Underwear: Fold into small rectangles, same concept. Thongs can be folded in half and tucked. Bras? Do not fold bras with padding. Stack them upright in a divider instead so they keep their shape.
Bulky sweaters: These are harder to stand up. Fold them into wider rectangles and lay them flat in a dedicated drawer, or fold them thinner by doing extra folds on the length.
Tank tops and camisoles: Fold the same way as t-shirts, but you may need an extra fold since they are usually smaller.
Step 5: Assign One Category Per Drawer
This is the step most people skip, and it is why drawers fall back into chaos within a week.
Each drawer gets a clear identity. For example:
- Top drawer: socks, underwear, bras
- Second drawer: t-shirts and tank tops
- Third drawer: pants, jeans, loungewear
- Bottom drawer: sweaters, pajamas, or workout gear
Within each drawer, group by subcategory. All the black socks together. All the workout tees together. It sounds excessive until you experience the bliss of getting dressed in the dark without grabbing a sock that does not match.

Step 6: Add Drawer Dividers (But Only After Folding)
Here is a mistake I see all the time. People buy 14 drawer organizers before they declutter, then stuff them with clothes they do not even want. Dividers come last.
Once you know exactly what you are keeping and how much space it takes, then you can shop. Good options include bamboo expandable dividers, fabric cube organizers, or even shoe boxes if you are on a budget. The goal is to keep your vertical folds upright so they do not slump sideways after a few uses.
If you are trying to keep costs down, there are plenty of affordable picks in our roundup of the best Amazon organizers under $25 that work beautifully inside dresser drawers.

Step 7: Place Each Item Vertically, Like Files in a Cabinet
This is the step that makes everything feel like magic.
Take your folded rectangles and stand them up in the drawer, side by side, so you can see the top edge of every piece when you open the drawer. Arrange them by color if that makes your heart happy (mine does, gradients from light to dark are my thing).
The file folding method, as Homes and Gardens explains, works because no garment gets buried under another.
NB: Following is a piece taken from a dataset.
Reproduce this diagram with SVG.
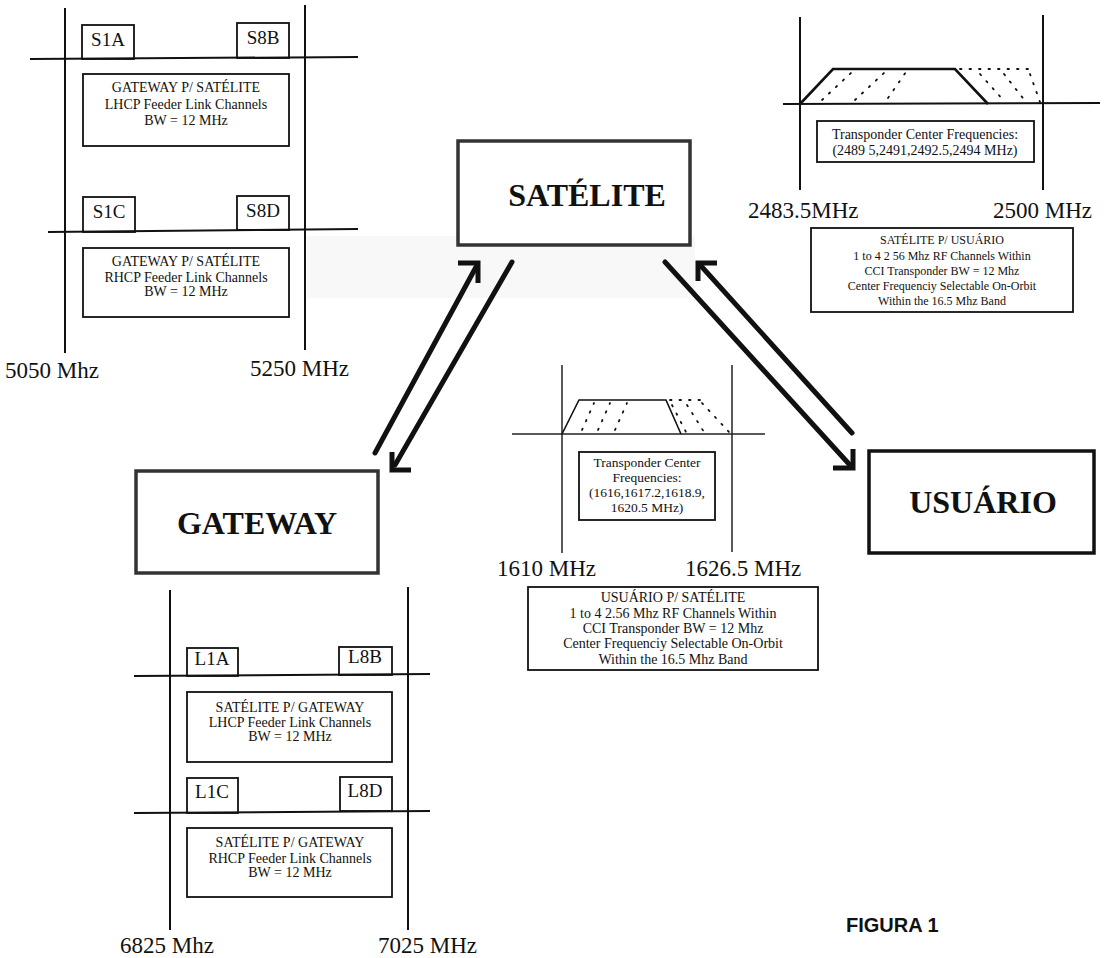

You see your whole wardrobe at once, and you stop forgetting about that navy shirt you love.
Step 8: Maintain It (The Part Everyone Skips)
Here is the truth nobody wants to hear. Organizing your dresser is the easy part. Keeping it that way takes maybe five minutes a week, but you have to actually do it.
A few things that helped me:
- Refold clean laundry the KonMari way before putting it in the drawer, not after.
- Do a quick tidy every Sunday while watching something on TV.
- If something does not fit back in the drawer easily, that is your signal something new came in and something old probably needs to go.
Pair this with a calmer morning setup and the whole rhythm of your day shifts. If that sounds like something you want, our guide on bedroom organization hacks for a calmer morning routine pairs beautifully with a freshly KonMari’d dresser.

Common Mistakes That Wreck Your KonMari Dresser Organization
A few things to watch out for, because I have made all of these.
Folding too loose. If your rectangle will not stand up on its own, it will not stand up in the drawer either. Fold tighter.
Mixing too many categories in one drawer. Socks and t-shirts should never live together. It creates visual chaos that makes the drawer feel messy even when it is technically organized.
Skipping the decluttering step. You cannot organize clutter. You can only rearrange it. Let go first.
Buying organizers before folding. Fold first. Measure the space. Then buy.

Why the KonMari Method Works Long Term
Most organizing methods fail because they focus on stuff. KonMari works because it focuses on you. When every piece in your drawer is something you chose, something you love, something that fits the person you are right now, maintenance becomes almost effortless. You stop over shopping because you can see everything you own. You stop losing things. You stop starting your day in a bad mood because you could not find your favorite sweater.
A tidy dresser is never just about the dresser. It is about giving your future self fewer tiny battles to fight before 8 am. And that, honestly, might be the real “spark of joy” Marie Kondo was talking about all along.

Final Thoughts
You do not need a Pinterest-perfect house to feel at peace in your home. You just need drawers that open without chaos spilling out, and a wardrobe you can actually see. The KonMari folding method is less about being tidy and more about being intentional, and once you feel the difference, there is no going back.
Start tonight. Pick one drawer. Empty it. Fold it. Stand everything up like little books. Close the drawer and open it again, just to enjoy it. That quiet little “ahh” you feel? That is the whole point.

FAQ: KonMari Dresser Organization
How long does it take to organize a dresser using the KonMari method? For one dresser, plan on two to four hours from start to finish. That includes emptying, decluttering, folding, and placing everything back vertically.
Do I need drawer dividers to make KonMari folding work? Not always, but they help a lot for small items like socks and underwear. For t-shirts and pants, tightly folded rectangles usually stand on their own.
Will the KonMari folding method wrinkle my clothes? No, and actually less than stacking. Vertical folding keeps pressure off individual pieces, so fewer crease lines form.
What if I do not have time to do my whole dresser in one day? Start with just one drawer. It is better than nothing, and the momentum from seeing one finished drawer usually carries you into the rest within a few days.